Chemical reactions triggered by electrolysis convert CO2 dissolved in the seawater into a fine white powder containing calcium carbonate -- the compound found in chalk, limestone and oyster or mussel shells.
This powder can be discarded back into the ocean, where it remains in solid form, thereby storing CO2 "very durably... over tens of thousands of years," explained Sant.
Meanwhile, the pumped water returns to the sea, ready to absorb more carbon dioxide from the atmosphere.
Sant and his team are confident the process will not damage the marine environment, although this will require further testing to confirm.
A potential additional benefit of the technology is that it creates hydrogen as a byproduct. As the so-called "green revolution" progresses, the gas could be widely used to power clean cars, trucks and planes in the future.
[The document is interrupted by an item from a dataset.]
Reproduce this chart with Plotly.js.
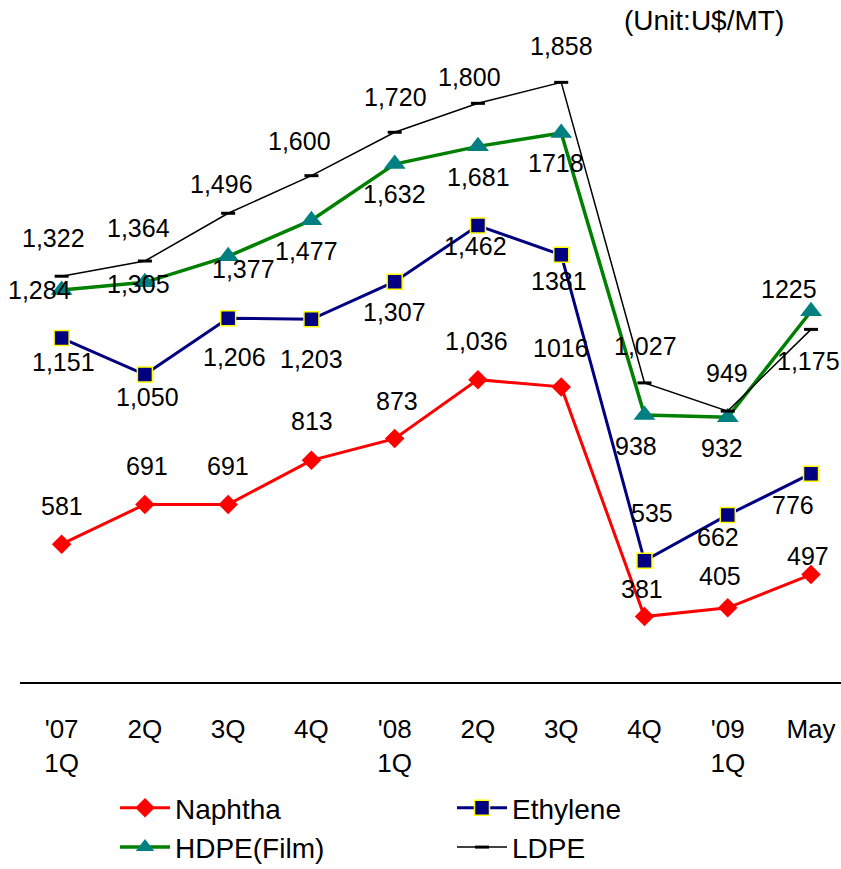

Then republiCON Marge comes along and stuns experts with her scientifically illiterate rant:
."If you believe that today’s 'climate change' is caused by too much carbon, you have been fooled," she wrote. "We live on a spinning planet that rotates around a much bigger sun along with other planets and heavenly bodies rotating around the sun that all create gravitational pull on one another while our galaxy rotates and travels through the universe. Considering all of that, yes our climate will change, and it’s totally normal!"
Ryan Matoush, a meteorologist at KNST News Topeka, was floored by Greene's total ineptitude at grasping basic scientific concepts.
"It’s absolutely mind boggling to me that someone like this holds a position of power and responsibility - where did we go so wrong??" he asked.
NASA climate scientist Chris Colose sarcastically thanked Greene for debunking his entire work by spouting utter nonsense.
"Good news climate Twitter! We forgot that the Earth spins and revolves so it’s time to pack up and go home," he joked.
QAnon marge is correct however, that the Earth does revolve around the sun, which means she likely does not subscribe to the "flat Earth" conspiracy theory.
Maybe.
Back in reality, A 'Promising solution'
Keeping global warming under control will require the removal of between 450 billion and 1.1 trillion tons of CO2 from the atmosphere by 2100, according to the first global report dedicated to the topic, released in January.
That would require the CDR sector "to grow at a rate of about 30 percent per year over the next 30 years, much like what happened with wind and solar," said one of its authors, Gregory Nemet.
UCLA's SeaChange technology "fits into a category of a promising solution that could be large enough to be climate-relevant," said Nemet, a professor at the University of Wisconsin-Madison.
By sequestering CO2 in mineral form within the ocean, it differs markedly from existing "direct air capture" (DAC) methods, which involve pumping and storing gas underground through a highly complex and expensive process.
A start-up company, Equatic, plans to scale up the UCLA technology and prove its commercial viability, by selling carbon credits to manufacturers wanting to offset their emissions.
In addition to the Los Angeles barge, a similar boat is currently being tested in Singapore.
Sant hopes data from both sites will quickly lead to the construction of far larger plants that are capable of removing "thousands of tons of carbon" each year.
"We expect to start operating these new plants in 18 to 24 months," he said.